Sermon of the Month

Curated sermons that highlight excellence in use of preaching styles, biblical context, and illustration.

This Month's Sermon

On the Road

Josh Stahley
Luke 24:1–35

Christ Community Church – Fredonia NY

In this sermon, Pastor Josh Stahley takes his church and others attending their service out to join the conversation Jesus has with the two disciples on the road to Emmaus. In their Easter Sunday service, he shows from this text what it means to encounter the risen Jesus—God in the flesh, who died in our place and rose to life so that we could share in his resurrection. He takes them through the passage, commenting on the intentionality of Luke in his presentation of the material, and shows them what God reveals concerning Jesus within Luke’s account.

One thing to point out is that the LDS church or Jehovah’s Witnesses would not be able to affirm this sermon: it’s a distinctly Christian sermon about the divine Jesus of historical Christian orthodoxy. This is something that should be true of every sermon we preach in any context.
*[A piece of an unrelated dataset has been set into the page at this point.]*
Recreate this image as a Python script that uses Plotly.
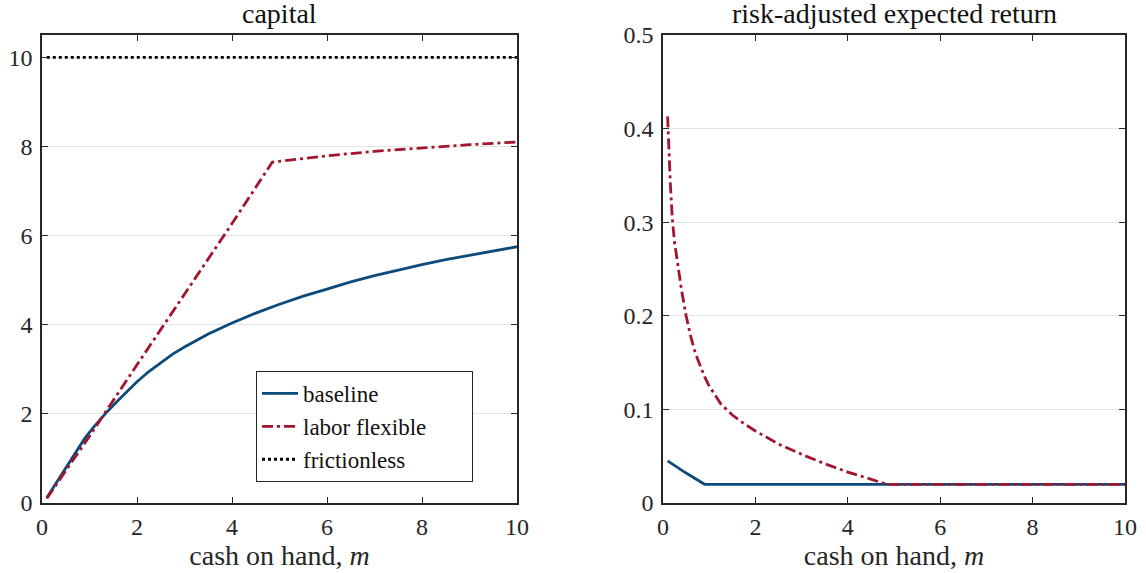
import plotly.graph_objects as go

# ---- data ----
m_base_cap = [0.1, 0.3, 0.5, 0.7, 0.9, 1.1, 1.33, 1.6, 2.0, 2.25, 2.5, 2.75, 3.0, 3.5, 4.0, 4.5, 5.0, 5.5, 6.0, 6.5, 7.0, 7.5, 8.0, 8.5, 9.0, 9.5, 10.0]
k_base = [0.12, 0.45, 0.78, 1.12, 1.45, 1.72, 2.0, 2.3, 2.72, 2.95, 3.15, 3.34, 3.5, 3.79, 4.04, 4.26, 4.46, 4.64, 4.8, 4.96, 5.1, 5.23, 5.35, 5.46, 5.56, 5.66, 5.75]

m_flex_cap = [0.1, 1.0, 2.0, 3.0, 4.0, 4.85, 6.0, 7.0, 8.0, 9.0, 10.0]
k_flex = [0.1, 1.5, 3.1, 4.68, 6.27, 7.65, 7.79, 7.89, 7.97, 8.04, 8.1]

m_fric = [0.1, 10.0]
k_fric = [10.0, 10.0]

m_base_ret = [0.1, 0.5, 0.9, 2.0, 4.0, 6.0, 8.0, 10.0]
r_base = [0.045, 0.032, 0.02, 0.02, 0.02, 0.02, 0.02, 0.02]

m_flex_ret = [0.1, 0.13, 0.16, 0.2, 0.25, 0.3, 0.4, 0.5, 0.6, 0.7, 0.8, 0.9, 1.0, 1.25, 1.5, 1.75, 2.0, 2.5, 3.0, 3.5, 4.0, 4.5, 4.85, 6.0, 8.0, 10.0]
r_flex = [0.413, 0.37, 0.34, 0.305, 0.278, 0.262, 0.228, 0.2, 0.178, 0.16, 0.147, 0.135, 0.125, 0.106, 0.094, 0.085, 0.077, 0.063, 0.052, 0.042, 0.033, 0.025, 0.02, 0.02, 0.02, 0.02]

series_names = ["baseline", "labor flexible", "frictionless"]
left_yticks = [0, 2, 4, 6, 8, 10]
right_yticks = [0, 0.1, 0.2, 0.3, 0.4, 0.5]
right_yticklabels = ["0", "0.1", "0.2", "0.3", "0.4", "0.5"]
xticks = [0, 2, 4, 6, 8, 10]

BLUE = "#0d4a7c"
RED = "#a3152e"
FONT = "Liberation Serif"
DASHDOT = "11px,4px,3px,4px"

W, H = 1146, 573


def fx(p):
    return p / W


def fy(p):
    return 1 - p / H


PAD = "&nbsp;" * 7

fig = go.Figure()
fig.add_trace(go.Scatter(x=m_base_cap, y=k_base, mode="lines", name=series_names[0],
                         line=dict(color=BLUE, width=2.8), xaxis="x", yaxis="y"))
fig.add_trace(go.Scatter(x=m_flex_cap, y=k_flex, mode="lines", name=series_names[1] + PAD,
                         line=dict(color=RED, width=2.8, dash=DASHDOT), xaxis="x", yaxis="y"))
fig.add_trace(go.Scatter(x=m_fric, y=k_fric, mode="lines", name=series_names[2],
                         line=dict(color="black", width=2.8, dash="3px,3px"), xaxis="x", yaxis="y"))
fig.add_trace(go.Scatter(x=m_base_ret, y=r_base, mode="lines", showlegend=False,
                         line=dict(color=BLUE, width=2.8), xaxis="x2", yaxis="y2"))
fig.add_trace(go.Scatter(x=m_flex_ret, y=r_flex, mode="lines", showlegend=False,
                         line=dict(color=RED, width=2.8, dash=DASHDOT), xaxis="x2", yaxis="y2"))

axcommon = dict(showline=True, linecolor="#262626", linewidth=1.5, mirror="ticks",
                ticks="inside", ticklen=6, tickcolor="#262626", tickwidth=1.2,
                zeroline=False, automargin=False,
                tickfont=dict(family=FONT, size=24, color="#262626"))
xtitle = dict(text="cash on hand, <i>m</i>", font=dict(family=FONT, size=28, color="#262626"), standoff=0)

fig.update_layout(
    width=W, height=H,
    margin=dict(l=0, r=0, t=0, b=0),
    paper_bgcolor="white", plot_bgcolor="white",
    font=dict(family=FONT, color="#262626"),
    xaxis=dict(domain=[fx(42), fx(517)], range=[0, 10], tickvals=xticks,
               showgrid=False, anchor="y", title=xtitle, ticklabelstandoff=1, **axcommon),
    yaxis=dict(domain=[fy(503), fy(35)], range=[0, 10.5], tickvals=left_yticks,
               showgrid=True, gridcolor="#e3e3e3", gridwidth=1.2, anchor="x",
               ticklabelstandoff=3, **axcommon),
    xaxis2=dict(domain=[fx(663), fx(1125)], range=[0, 10], tickvals=xticks,
                showgrid=False, anchor="y2", title=xtitle, ticklabelstandoff=1, **axcommon),
    yaxis2=dict(domain=[fy(503), fy(35)], range=[0, 0.5], tickvals=right_yticks, ticktext=right_yticklabels,
                showgrid=True, gridcolor="#e3e3e3", gridwidth=1.2, anchor="x2",
                ticklabelstandoff=3, **axcommon),
    legend=dict(x=fx(473), xanchor="right", y=fy(371), yanchor="top",
                bgcolor="white", bordercolor="#262626", borderwidth=1,
                font=dict(family=FONT, size=23, color="#111"),
                itemwidth=36, tracegroupgap=0),
    annotations=[
        dict(text="capital", x=fx((42 + 517) / 2), y=fy(31), xref="paper", yref="paper",
             showarrow=False, font=dict(family=FONT, size=28, color="#111"),
             xanchor="center", yanchor="bottom"),
        dict(text="risk-adjusted expected return", x=fx((663 + 1125) / 2), y=fy(31),
             xref="paper", yref="paper", showarrow=False,
             font=dict(family=FONT, size=28, color="#111"), xanchor="center", yanchor="bottom"),
    ],
)

fig.write_html("out.html", config={"displayModeBar": False},
               post_script="document.body.style.margin='0';")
We should fight to preserve clarity, precision, definition in how we speak of God when we preach, because the water is so muddy in the corrupted new-age spiritual language “out there,” outside of our confessional heritage. And related, so powerful about this sermon is how Stahley shows that Scripture refuses to allow hope to be seen in any other source but Jesus Christ—God Himself come to redeem sinful man. As he says, “No other cure goes deep enough. Religion doesn’t go deep enough, morality doesn’t go deep enough, politics doesn’t go deep enough, self-help doesn’t go deep enough. The only thing that goes deep enough, the only thing that can meet our real need, the only thing that can give us real hope is death and resurrection.”

Then within the bones of the sermon, Stahley threads real application to his people throughout the sermon. It’s not an afterthought or a last-minute obligation: he makes this sermon matter for his people because the text itself has such significance for his people. He draws his people to think about whether they might be expecting God to do make some grand dramatic gesture for them to believe—or believe again—when He so often walks alongside them and works through ordinary means. Through a consistent use of the “burning hearts” metaphor, Stahley magnifies Christ and calls on his people to respond to the glory and majesty of the risen Jesus with faith awakened to action.